TEMPO.CO, Jakarta - Ekonom Rizal Ramli mengatakan, tata kelola beras nasional seharusnya tidak mengedepankan kebijakan yang sifatnya neoliberal karena tak bisa memperkuat sektor pangan secara berkelanjutan.
"Bagi neoliberal tidak penting pricing policy (kebijakan mematok harga)," kata Rizal Ramli dalam diskusi "Tata Kelola Perberasan serta Dampaknya Terhadap Stabilitas Nasional" di Jakarta, Selasa, 20 Maret 2018.
Padahal, ujar Rizal Ramli, sejumlah negara maju juga menggunakan pricing policy untuk beberapa komoditas, yang dihasilkan di dalam negeri.
Dengan demikian, kata Kepala Bulog pada masa Presiden Abdurrahman Wahid itu, ketika mengalami panen maka kalangan petani juga mendapatkan untung besar.
Untuk itu, mantan Menko Perkonomian itu juga menegaskan pentingnya kebijakan yang tidak hanya pro terhadap sektor pertanian, tetapi juga pro terhadap petani.
Ia menyatakan bahwa agar stabilitas pangan terjaga baik, salah satu caranya adalah dengan menerapkan pricing policy untuk sejumlah komoditas pangan atau pertanian.
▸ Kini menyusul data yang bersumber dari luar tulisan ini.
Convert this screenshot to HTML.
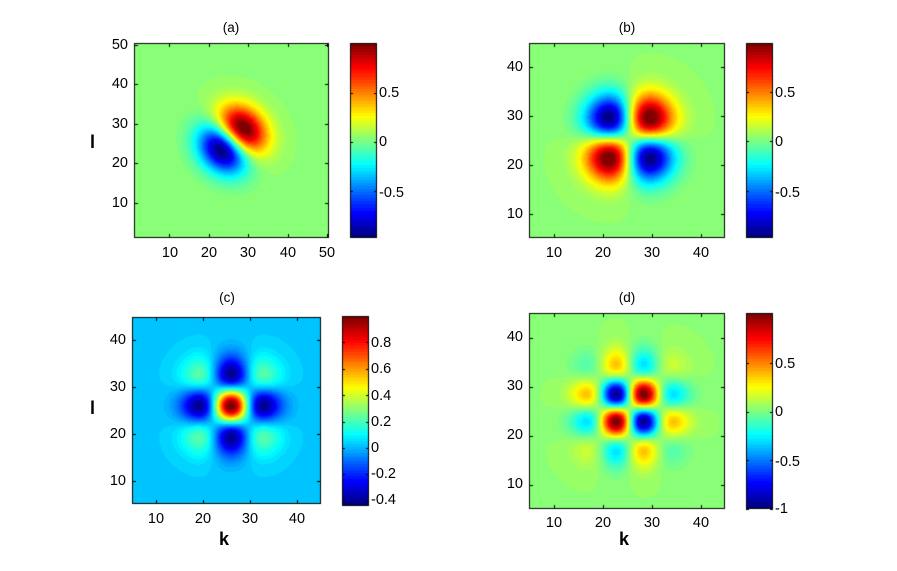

Rizal juga menyoroti kebijakan pemerintah, yang dinilainya hanya fokus menaikkan produksi pangan tetapi kurang memperhatikan kesejahteraan petani.
"Sebab kalau untung, petani juga pasti akan senang untuk menaikkan produksi," ucapnya.
Pembicara lainnya, Guru Besar Fakultas Pertanian IPB Dwi Andreas Santosa menyoroti masih adanya perbedaan data produksi beras seperti antara Kementan dengan lembaga FAS-USDA dari Amerika Serikat yang perbedaannya bisa mencapai 27.9 persen pada 2017.
Selain itu, ujar Dwi Andreas Santosa, bila dilihat dari citra satelit juga ada perbedaan dengan data yang dimiliki Kementan.
"Luas panen menurut kementan adalah 15,7 juta hektare, sedangkan citra satelit 11,3 juta hektare. Ada perbedaan yang sangat signifikan," paparnya.